■ Exercise:
Transcribe everything in the data word for word. Pictures are left out.

■ Records provided:
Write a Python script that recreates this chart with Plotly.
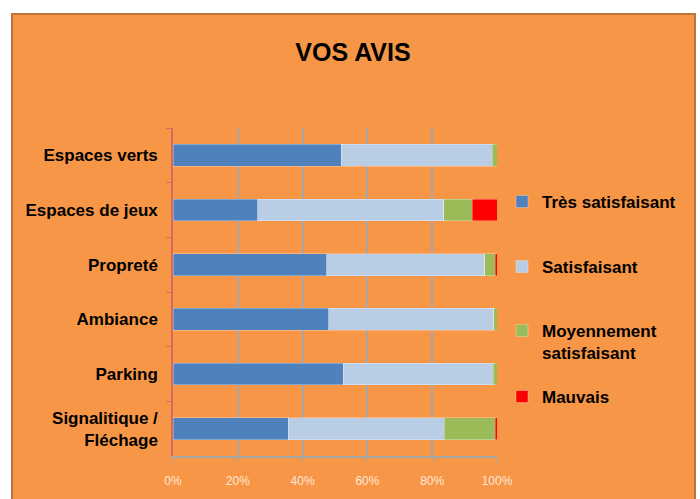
import plotly.graph_objects as go

categories = ["Espaces verts", "Espaces de jeux", "Propreté", "Ambiance", "Parking", "Signalitique /<br>Fléchage"]
tres_satisfaisant = [52.0, 26.1, 47.4, 48.0, 52.6, 35.6]
satisfaisant = [46.5, 57.4, 48.8, 51.0, 46.2, 48.1]
moyennement = [1.5, 8.9, 3.3, 1.0, 1.2, 15.7]
mauvais = [0.0, 7.6, 0.5, 0.0, 0.0, 0.6]
series_names = ["Très satisfaisant", "Satisfaisant", "Moyennement<br>satisfaisant", "Mauvais"]
tick_vals = [0, 20, 40, 60, 80, 100]
tick_text = ["0%", "20%", "40%", "60%", "80%", "100%"]

colors = ["#4F81BD", "#B9CDE5", "#9BBB59", "#FF0000"]
FONT = "Liberation Sans, Arial, sans-serif"

W, H = 700, 499
L, R, T, B = 173, 203, 128, 43
pw, ph = W - L - R, H - T - B

def px_x(px):
    return (px - L) / pw

def px_y(py):
    return (H - B - py) / ph

legend_ids = ["legend", "legend2", "legend3", "legend4"]
legend_tops = [184, 249, 313, 379]

fig = go.Figure()
for name, vals, c, lid in zip(series_names, [tres_satisfaisant, satisfaisant, moyennement, mauvais], colors, legend_ids):
    fig.add_trace(go.Bar(
        y=categories, x=vals, name=name, orientation="h",
        marker=dict(color=c, line=dict(color="rgba(255,255,255,0.6)", width=0.5)),
        legend=lid, showlegend=True,
    ))

legend_style = dict(xanchor="left", yanchor="top",
                    font=dict(family=FONT, size=17, color="black", weight="bold"),
                    bgcolor="rgba(0,0,0,0)", valign="top", itemwidth=30)
layout_legends = {}
for lid, top in zip(legend_ids, legend_tops):
    layout_legends[lid] = dict(x=px_x(502), y=px_y(top), **legend_style)

fig.update_layout(
    width=W, height=H,
    showlegend=True,
    barmode="stack", bargap=0.6,
    paper_bgcolor="white", plot_bgcolor="white",
    margin=dict(l=L, r=R, t=T, b=B, autoexpand=False),
    title=dict(text="<b>VOS AVIS</b>", x=px_x(353), xref="paper", xanchor="center",
               y=(H - 52) / H, yanchor="middle",
               font=dict(family=FONT, size=25, color="black")),
    xaxis=dict(range=[0, 100], tickvals=tick_vals, ticktext=tick_text,
               showgrid=True, gridcolor="#A6A6A6", gridwidth=1.5,
               showline=True, linecolor="#A6A6A6", linewidth=1.5,
               ticks="outside", ticklen=5, tickcolor="#A6A6A6",
               ticklabelstandoff=8,
               tickfont=dict(family=FONT, size=12, color="#FDE9D9"),
               zeroline=False, fixedrange=True),
    yaxis=dict(autorange="reversed", showline=True, linecolor="#D9695F", linewidth=1.5,
               ticks="outside", ticklen=5, tickcolor="#D9695F", tickson="boundaries",
               ticklabelstandoff=10,
               tickfont=dict(family=FONT, size=17, color="black", weight="bold"),
               showgrid=False, fixedrange=True),
    shapes=[dict(type="rect", xref="paper", yref="paper", layer="below",
                 x0=px_x(12), x1=px_x(695), y0=px_y(H + 5), y1=px_y(14),
                 fillcolor="#F79646", line=dict(color="#C0763A", width=2))],
    **layout_legends,
)

fig.write_html("out.html", config={"displayModeBar": False},
               post_script="document.body.style.margin='0';")
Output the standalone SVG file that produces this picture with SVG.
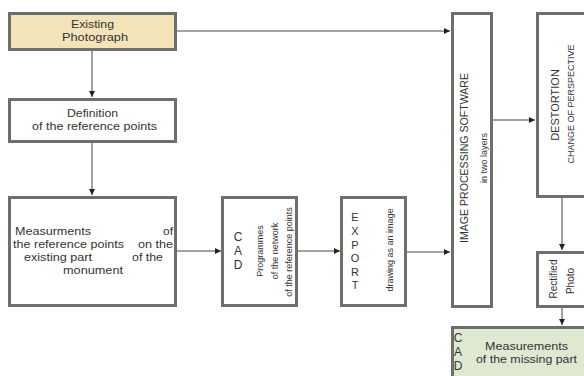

■ The response:
Write a Python script that recreates this chart with Plotly.
import plotly.graph_objects as go

categories = ["Espaces verts", "Espaces de jeux", "Propreté", "Ambiance", "Parking", "Signalitique /<br>Fléchage"]
tres_satisfaisant = [52.0, 26.1, 47.4, 48.0, 52.6, 35.6]
satisfaisant = [46.5, 57.4, 48.8, 51.0, 46.2, 48.1]
moyennement = [1.5, 8.9, 3.3, 1.0, 1.2, 15.7]
mauvais = [0.0, 7.6, 0.5, 0.0, 0.0, 0.6]
series_names = ["Très satisfaisant", "Satisfaisant", "Moyennement<br>satisfaisant", "Mauvais"]
tick_vals = [0, 20, 40, 60, 80, 100]
tick_text = ["0%", "20%", "40%", "60%", "80%", "100%"]

colors = ["#4F81BD", "#B9CDE5", "#9BBB59", "#FF0000"]
FONT = "Liberation Sans, Arial, sans-serif"

W, H = 700, 499
L, R, T, B = 173, 203, 128, 43
pw, ph = W - L - R, H - T - B

def px_x(px):
    return (px - L) / pw

def px_y(py):
    return (H - B - py) / ph

legend_ids = ["legend", "legend2", "legend3", "legend4"]
legend_tops = [184, 249, 313, 379]

fig = go.Figure()
for name, vals, c, lid in zip(series_names, [tres_satisfaisant, satisfaisant, moyennement, mauvais], colors, legend_ids):
    fig.add_trace(go.Bar(
        y=categories, x=vals, name=name, orientation="h",
        marker=dict(color=c, line=dict(color="rgba(255,255,255,0.6)", width=0.5)),
        legend=lid, showlegend=True,
    ))

legend_style = dict(xanchor="left", yanchor="top",
                    font=dict(family=FONT, size=17, color="black", weight="bold"),
                    bgcolor="rgba(0,0,0,0)", valign="top", itemwidth=30)
layout_legends = {}
for lid, top in zip(legend_ids, legend_tops):
    layout_legends[lid] = dict(x=px_x(502), y=px_y(top), **legend_style)

fig.update_layout(
    width=W, height=H,
    showlegend=True,
    barmode="stack", bargap=0.6,
    paper_bgcolor="white", plot_bgcolor="white",
    margin=dict(l=L, r=R, t=T, b=B, autoexpand=False),
    title=dict(text="<b>VOS AVIS</b>", x=px_x(353), xref="paper", xanchor="center",
               y=(H - 52) / H, yanchor="middle",
               font=dict(family=FONT, size=25, color="black")),
    xaxis=dict(range=[0, 100], tickvals=tick_vals, ticktext=tick_text,
               showgrid=True, gridcolor="#A6A6A6", gridwidth=1.5,
               showline=True, linecolor="#A6A6A6", linewidth=1.5,
               ticks="outside", ticklen=5, tickcolor="#A6A6A6",
               ticklabelstandoff=8,
               tickfont=dict(family=FONT, size=12, color="#FDE9D9"),
               zeroline=False, fixedrange=True),
    yaxis=dict(autorange="reversed", showline=True, linecolor="#D9695F", linewidth=1.5,
               ticks="outside", ticklen=5, tickcolor="#D9695F", tickson="boundaries",
               ticklabelstandoff=10,
               tickfont=dict(family=FONT, size=17, color="black", weight="bold"),
               showgrid=False, fixedrange=True),
    shapes=[dict(type="rect", xref="paper", yref="paper", layer="below",
                 x0=px_x(12), x1=px_x(695), y0=px_y(H + 5), y1=px_y(14),
                 fillcolor="#F79646", line=dict(color="#C0763A", width=2))],
    **layout_legends,
)

fig.write_html("out.html", config={"displayModeBar": False},
               post_script="document.body.style.margin='0';")
Output the standalone SVG file that produces this picture with SVG.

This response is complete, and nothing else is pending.